[Recorded data start]

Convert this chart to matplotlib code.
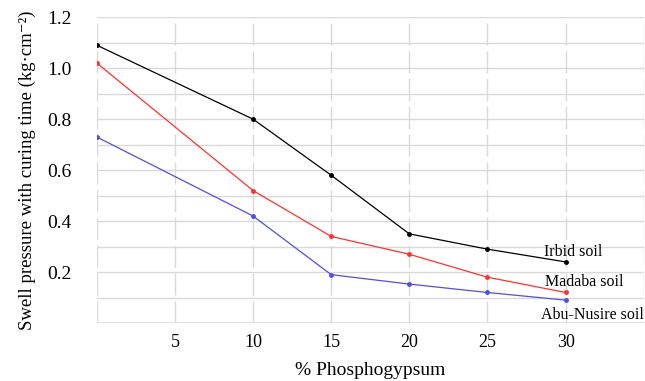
import matplotlib
matplotlib.use("Agg")
import matplotlib.pyplot as plt

# data
phospho = [0, 10, 15, 20, 25, 30]
irbid = [1.09, 0.80, 0.58, 0.35, 0.29, 0.24]
madaba = [1.02, 0.52, 0.34, 0.27, 0.18, 0.12]
abu_nusire = [0.73, 0.42, 0.19, 0.153, 0.12, 0.09]

x_ticks = [5, 10, 15, 20, 25, 30]
y_ticks = [0.2, 0.4, 0.6, 0.8, 1.0, 1.2]

plt.rcParams['font.family'] = ['Liberation Serif', 'DejaVu Serif']

fig = plt.figure(figsize=(6.45, 3.81), dpi=100)
ax = fig.add_axes([0.150, 0.152, 0.848, 0.803])

grid_col = "#d9d9d9"
for yv in [0.1 * i for i in range(1, 13)]:
    ax.axhline(yv, color=grid_col, lw=1.0, zorder=0)
for xv in [0] + x_ticks + [35]:
    ax.axvline(xv, color=grid_col, lw=1.0, ls=(0, (16, 4)), zorder=0)
ax.axhline(0, color=grid_col, lw=1.2, zorder=0)

ax.plot(phospho, irbid, color="black", lw=0.9, marker="o", ms=2.5)
ax.plot(phospho, madaba, color="#ff3030", lw=0.9, marker="o", ms=2.5)
ax.plot(phospho, abu_nusire, color="#5050dd", lw=0.9, marker="o", ms=2.5)

ax.text(30.5, 0.28, "Irbid soil", fontsize=11.5, ha="center", va="center")
ax.text(31.2, 0.16, "Madaba soil", fontsize=11.5, ha="center", va="center")
ax.text(31.7, 0.03, "Abu-Nusire soil", fontsize=11.5, ha="center", va="center")

ax.set_xlim(0, 35)
ax.set_ylim(0, 1.2)
ax.set_xticks(x_ticks)
ax.set_yticks(y_ticks)
ax.set_yticklabels(["%.1f" % v for v in y_ticks])
ax.tick_params(axis="y", length=0, labelsize=14, pad=18)
ax.tick_params(axis="x", length=0, labelsize=13, pad=8)
for s in ax.spines.values():
    s.set_visible(False)

ax.set_xlabel("% Phosphogypsum", fontsize=14, labelpad=8)
ax.set_ylabel("Swell pressure with curing time (kg·cm⁻²)", fontsize=13.5, labelpad=8)

fig.savefig("out.png", dpi=100)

[Recorded data end]

— Exercise objective —
Only lines belong in the copy: transcribe those from the start of the data through the line that contains "ax.axhline(0, color=grid_col, lw=1.2, zorder=0)", and skip the pictures.

— Solution to this exercise —
Convert this chart to matplotlib code.
import matplotlib
matplotlib.use("Agg")
import matplotlib.pyplot as plt

# data
phospho = [0, 10, 15, 20, 25, 30]
irbid = [1.09, 0.80, 0.58, 0.35, 0.29, 0.24]
madaba = [1.02, 0.52, 0.34, 0.27, 0.18, 0.12]
abu_nusire = [0.73, 0.42, 0.19, 0.153, 0.12, 0.09]

x_ticks = [5, 10, 15, 20, 25, 30]
y_ticks = [0.2, 0.4, 0.6, 0.8, 1.0, 1.2]

plt.rcParams['font.family'] = ['Liberation Serif', 'DejaVu Serif']

fig = plt.figure(figsize=(6.45, 3.81), dpi=100)
ax = fig.add_axes([0.150, 0.152, 0.848, 0.803])

grid_col = "#d9d9d9"
for yv in [0.1 * i for i in range(1, 13)]:
    ax.axhline(yv, color=grid_col, lw=1.0, zorder=0)
for xv in [0] + x_ticks + [35]:
    ax.axvline(xv, color=grid_col, lw=1.0, ls=(0, (16, 4)), zorder=0)
ax.axhline(0, color=grid_col, lw=1.2, zorder=0)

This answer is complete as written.